* **Exercise**: Your task is to output the listing word for word, with pictures excluded.

* **Given data**:
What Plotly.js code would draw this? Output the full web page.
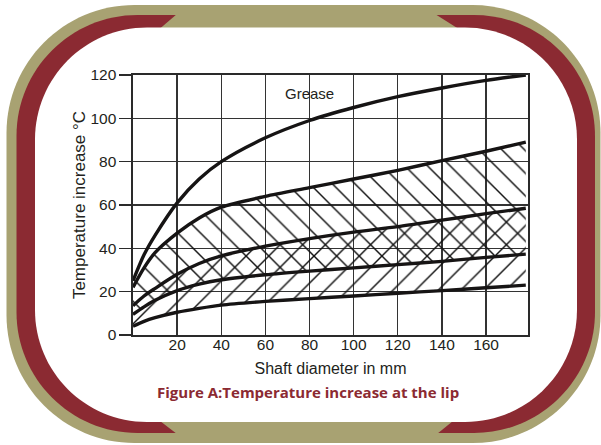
<!DOCTYPE html>
<html>
<head>
<meta charset="utf-8">
<script src="https://cdn.plot.ly/plotly-3.0.1.min.js"></script>
<style>
  html, body { margin: 0; padding: 0; background: #ffffff; }
  #chart { width: 601px; height: 445px; }
</style>
</head>
<body>
<div id="chart"></div>
<script>
// ---- Data ----
var shaftDiameter = [0, 5, 10, 20, 30, 40, 60, 80, 100, 120, 140, 160, 178];
var greaseCurve   = [25, 37, 46, 61, 72, 80, 91, 99, 105, 110, 114, 117.5, 120];
var bandAUpper    = [22, 31, 38, 47, 54, 59, 64, 68, 72, 76, 80.5, 84.8, 89];
var bandBUpper    = [13.5, 18, 21.5, 28, 33, 36.5, 41, 44.5, 47.5, 50, 53, 56, 58.5];
var bandALower    = [9.5, 13, 16, 20.5, 23.5, 25.5, 27.8, 29.5, 31, 32.5, 34, 35.8, 37.3];
var bandBLower    = [4, 6.3, 8, 10.5, 12.3, 13.8, 15.5, 16.8, 18, 19.3, 20.5, 21.8, 23];
var xTickVals     = [20, 40, 60, 80, 100, 120, 140, 160];
var yTickVals     = [0, 20, 40, 60, 80, 100, 120];

var INK = '#231f20';
var KHAKI = '#a8a272';
var WINE = '#8b2a32';

// ---- Geometry helpers for the decorative frame (pixel -> paper) ----
var W = 601, H = 445;
var M = {l: 133, r: 73, t: 75, b: 110};
var PW = W - M.l - M.r, PH = H - M.t - M.b;
function X(px) { return (px - M.l) / PW; }
function Y(py) { return (H - M.b - py) / PH; }
function P(px, py) { return X(px).toFixed(5) + ',' + Y(py).toFixed(5); }
function rrect(x0, y0, x1, y1, r) {
  var k = 0.5523 * r;
  return 'M' + P(x0 + r, y0) +
    ' L' + P(x1 - r, y0) +
    ' C' + P(x1 - r + k, y0) + ' ' + P(x1, y0 + r - k) + ' ' + P(x1, y0 + r) +
    ' L' + P(x1, y1 - r) +
    ' C' + P(x1, y1 - r + k) + ' ' + P(x1 - r + k, y1) + ' ' + P(x1 - r, y1) +
    ' L' + P(x0 + r, y1) +
    ' C' + P(x0 + r - k, y1) + ' ' + P(x0, y1 - r + k) + ' ' + P(x0, y1 - r) +
    ' L' + P(x0, y0 + r) +
    ' C' + P(x0, y0 + r - k) + ' ' + P(x0 + r - k, y0) + ' ' + P(x0 + r, y0) + ' Z';
}
function poly(pts) {
  return 'M' + pts.map(function (p) { return P(p[0], p[1]); }).join(' L') + ' Z';
}
function shp(path, color) {
  return {type: 'path', xref: 'paper', yref: 'paper', path: path,
          fillcolor: color, line: {width: 0}, layer: 'below'};
}

var shapes = [
  shp(rrect(6.5, 5, 600.5, 443, 128), KHAKI),
  shp(rrect(16.5, 15, 595, 433, 121), WINE),
  shp(poly([[177, 14], [435, 14], [458, 28.5], [160, 28.5]]), KHAKI),
  shp(poly([[160, 421], [453, 421], [437, 434], [177, 434]]), KHAKI),
  shp(rrect(35, 27.5, 577, 422, 112), '#ffffff')
];

// ---- Traces ----
function bandTrace(y, fill, pattern) {
  var t = {x: shaftDiameter, y: y, type: 'scatter', mode: 'lines',
           line: {width: 0, shape: 'spline', smoothing: 0.8, color: 'rgba(0,0,0,0)'},
           hoverinfo: 'skip', showlegend: false};
  if (fill) {
    t.fill = 'tonexty';
    t.fillcolor = 'rgba(0,0,0,0)';
    t.fillpattern = {shape: pattern, fgcolor: '#111111', bgcolor: 'rgba(0,0,0,0)',
                     size: 16, solidity: 0.09, fillmode: 'replace'};
  }
  return t;
}
function curveTrace(y, name) {
  return {x: shaftDiameter, y: y, type: 'scatter', mode: 'lines', name: name,
          line: {width: 3.4, color: '#161414', shape: 'spline', smoothing: 0.8},
          showlegend: false};
}

var data = [
  bandTrace(bandALower, false),
  bandTrace(bandAUpper, true, '\\'),
  bandTrace(bandBLower, false),
  bandTrace(bandBUpper, true, '/'),
  curveTrace(greaseCurve, 'Grease'),
  curveTrace(bandAUpper, 'Band A upper'),
  curveTrace(bandBUpper, 'Band B upper'),
  curveTrace(bandALower, 'Band A lower'),
  curveTrace(bandBLower, 'Band B lower')
];

var FONT = 'Liberation Sans, Arial, Helvetica, sans-serif';

var layout = {
  width: W, height: H,
  margin: M,
  paper_bgcolor: '#ffffff',
  plot_bgcolor: 'rgba(0,0,0,0)',
  font: {family: FONT, color: INK, size: 15},
  showlegend: false,
  xaxis: {
    range: [0, 179], tickvals: xTickVals, ticktext: xTickVals.map(String),
    showgrid: true, gridcolor: '#333333', gridwidth: 1.4,
    showline: true, mirror: true, linecolor: '#2a2a2a', linewidth: 1.6,
    zeroline: false, ticks: '', ticklabelstandoff: -5,
    tickfont: {family: FONT, size: 15.5, color: INK},
    title: {text: 'Shaft diameter in mm', font: {family: FONT, size: 16, color: INK}, standoff: 10},
    fixedrange: true
  },
  yaxis: {
    range: [0, 120], tickvals: yTickVals, ticktext: yTickVals.map(String),
    showgrid: true, gridcolor: '#333333', gridwidth: 1.4,
    showline: true, mirror: true, linecolor: '#2a2a2a', linewidth: 1.6,
    zeroline: false, ticks: 'outside', ticklen: 12, tickwidth: 1.5, tickcolor: '#2a2a2a',
    tickfont: {family: FONT, size: 15.5, color: INK},
    title: {text: 'Temperature increase °C', font: {family: FONT, size: 17, color: INK}, standoff: 0},
    fixedrange: true
  },
  shapes: shapes,
  annotations: [
    {x: 80, y: 111.5, xref: 'x', yref: 'y', text: 'Grease', showarrow: false,
     font: {family: FONT, size: 15, color: INK}},
    {x: X(308), y: Y(392), xref: 'paper', yref: 'paper', xanchor: 'center', yanchor: 'middle',
     text: '<b>Figure A:Temperature increase at the lip</b>',
     showarrow: false, font: {family: 'Open Sans, Lato, sans-serif', size: 15, color: WINE}}
  ]
};

Plotly.newPlot('chart', data, layout, {displayModeBar: false, staticPlot: true});
</script>
</body>
</html>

* **Correct response**:
What Plotly.js code would draw this? Output the full web page.
<!DOCTYPE html>
<html>
<head>
<meta charset="utf-8">
<script src="https://cdn.plot.ly/plotly-3.0.1.min.js"></script>
<style>
  html, body { margin: 0; padding: 0; background: #ffffff; }
  #chart { width: 601px; height: 445px; }
</style>
</head>
<body>
<div id="chart"></div>
<script>
// ---- Data ----
var shaftDiameter = [0, 5, 10, 20, 30, 40, 60, 80, 100, 120, 140, 160, 178];
var greaseCurve   = [25, 37, 46, 61, 72, 80, 91, 99, 105, 110, 114, 117.5, 120];
var bandAUpper    = [22, 31, 38, 47, 54, 59, 64, 68, 72, 76, 80.5, 84.8, 89];
var bandBUpper    = [13.5, 18, 21.5, 28, 33, 36.5, 41, 44.5, 47.5, 50, 53, 56, 58.5];
var bandALower    = [9.5, 13, 16, 20.5, 23.5, 25.5, 27.8, 29.5, 31, 32.5, 34, 35.8, 37.3];
var bandBLower    = [4, 6.3, 8, 10.5, 12.3, 13.8, 15.5, 16.8, 18, 19.3, 20.5, 21.8, 23];
var xTickVals     = [20, 40, 60, 80, 100, 120, 140, 160];
var yTickVals     = [0, 20, 40, 60, 80, 100, 120];

var INK = '#231f20';
var KHAKI = '#a8a272';
var WINE = '#8b2a32';

// ---- Geometry helpers for the decorative frame (pixel -> paper) ----
var W = 601, H = 445;
var M = {l: 133, r: 73, t: 75, b: 110};
var PW = W - M.l - M.r, PH = H - M.t - M.b;
function X(px) { return (px - M.l) / PW; }
function Y(py) { return (H - M.b - py) / PH; }
function P(px, py) { return X(px).toFixed(5) + ',' + Y(py).toFixed(5); }
function rrect(x0, y0, x1, y1, r) {
  var k = 0.5523 * r;
  return 'M' + P(x0 + r, y0) +
    ' L' + P(x1 - r, y0) +
    ' C' + P(x1 - r + k, y0) + ' ' + P(x1, y0 + r - k) + ' ' + P(x1, y0 + r) +
    ' L' + P(x1, y1 - r) +
    ' C' + P(x1, y1 - r + k) + ' ' + P(x1 - r + k, y1) + ' ' + P(x1 - r, y1) +
    ' L' + P(x0 + r, y1) +
    ' C' + P(x0 + r - k, y1) + ' ' + P(x0, y1 - r + k) + ' ' + P(x0, y1 - r) +
    ' L' + P(x0, y0 + r) +
    ' C' + P(x0, y0 + r - k) + ' ' + P(x0 + r - k, y0) + ' ' + P(x0 + r, y0) + ' Z';
}
function poly(pts) {
  return 'M' + pts.map(function (p) { return P(p[0], p[1]); }).join(' L') + ' Z';
}
function shp(path, color) {
  return {type: 'path', xref: 'paper', yref: 'paper', path: path,
          fillcolor: color, line: {width: 0}, layer: 'below'};
}

var shapes = [
  shp(rrect(6.5, 5, 600.5, 443, 128), KHAKI),
  shp(rrect(16.5, 15, 595, 433, 121), WINE),
  shp(poly([[177, 14], [435, 14], [458, 28.5], [160, 28.5]]), KHAKI),
  shp(poly([[160, 421], [453, 421], [437, 434], [177, 434]]), KHAKI),
  shp(rrect(35, 27.5, 577, 422, 112), '#ffffff')
];

// ---- Traces ----
function bandTrace(y, fill, pattern) {
  var t = {x: shaftDiameter, y: y, type: 'scatter', mode: 'lines',
           line: {width: 0, shape: 'spline', smoothing: 0.8, color: 'rgba(0,0,0,0)'},
           hoverinfo: 'skip', showlegend: false};
  if (fill) {
    t.fill = 'tonexty';
    t.fillcolor = 'rgba(0,0,0,0)';
    t.fillpattern = {shape: pattern, fgcolor: '#111111', bgcolor: 'rgba(0,0,0,0)',
                     size: 16, solidity: 0.09, fillmode: 'replace'};
  }
  return t;
}
function curveTrace(y, name) {
  return {x: shaftDiameter, y: y, type: 'scatter', mode: 'lines', name: name,
          line: {width: 3.4, color: '#161414', shape: 'spline', smoothing: 0.8},
          showlegend: false};
}

var data = [
  bandTrace(bandALower, false),
  bandTrace(bandAUpper, true, '\\'),
  bandTrace(bandBLower, false),
  bandTrace(bandBUpper, true, '/'),
  curveTrace(greaseCurve, 'Grease'),
  curveTrace(bandAUpper, 'Band A upper'),
  curveTrace(bandBUpper, 'Band B upper'),
  curveTrace(bandALower, 'Band A lower'),
  curveTrace(bandBLower, 'Band B lower')
];

var FONT = 'Liberation Sans, Arial, Helvetica, sans-serif';

var layout = {
  width: W, height: H,
  margin: M,
  paper_bgcolor: '#ffffff',
  plot_bgcolor: 'rgba(0,0,0,0)',
  font: {family: FONT, color: INK, size: 15},
  showlegend: false,
  xaxis: {
    range: [0, 179], tickvals: xTickVals, ticktext: xTickVals.map(String),
    showgrid: true, gridcolor: '#333333', gridwidth: 1.4,
    showline: true, mirror: true, linecolor: '#2a2a2a', linewidth: 1.6,
    zeroline: false, ticks: '', ticklabelstandoff: -5,
    tickfont: {family: FONT, size: 15.5, color: INK},
    title: {text: 'Shaft diameter in mm', font: {family: FONT, size: 16, color: INK}, standoff: 10},
    fixedrange: true
  },
  yaxis: {
    range: [0, 120], tickvals: yTickVals, ticktext: yTickVals.map(String),
    showgrid: true, gridcolor: '#333333', gridwidth: 1.4,
    showline: true, mirror: true, linecolor: '#2a2a2a', linewidth: 1.6,
    zeroline: false, ticks: 'outside', ticklen: 12, tickwidth: 1.5, tickcolor: '#2a2a2a',
    tickfont: {family: FONT, size: 15.5, color: INK},
    title: {text: 'Temperature increase °C', font: {family: FONT, size: 17, color: INK}, standoff: 0},
    fixedrange: true
  },
  shapes: shapes,
  annotations: [
    {x: 80, y: 111.5, xref: 'x', yref: 'y', text: 'Grease', showarrow: false,
     font: {family: FONT, size: 15, color: INK}},
    {x: X(308), y: Y(392), xref: 'paper', yref: 'paper', xanchor: 'center', yanchor: 'middle',
     text: '<b>Figure A:Temperature increase at the lip</b>',
     showarrow: false, font: {family: 'Open Sans, Lato, sans-serif', size: 15, color: WINE}}
  ]
};

Plotly.newPlot('chart', data, layout, {displayModeBar: false, staticPlot: true});
</script>
</body>
</html>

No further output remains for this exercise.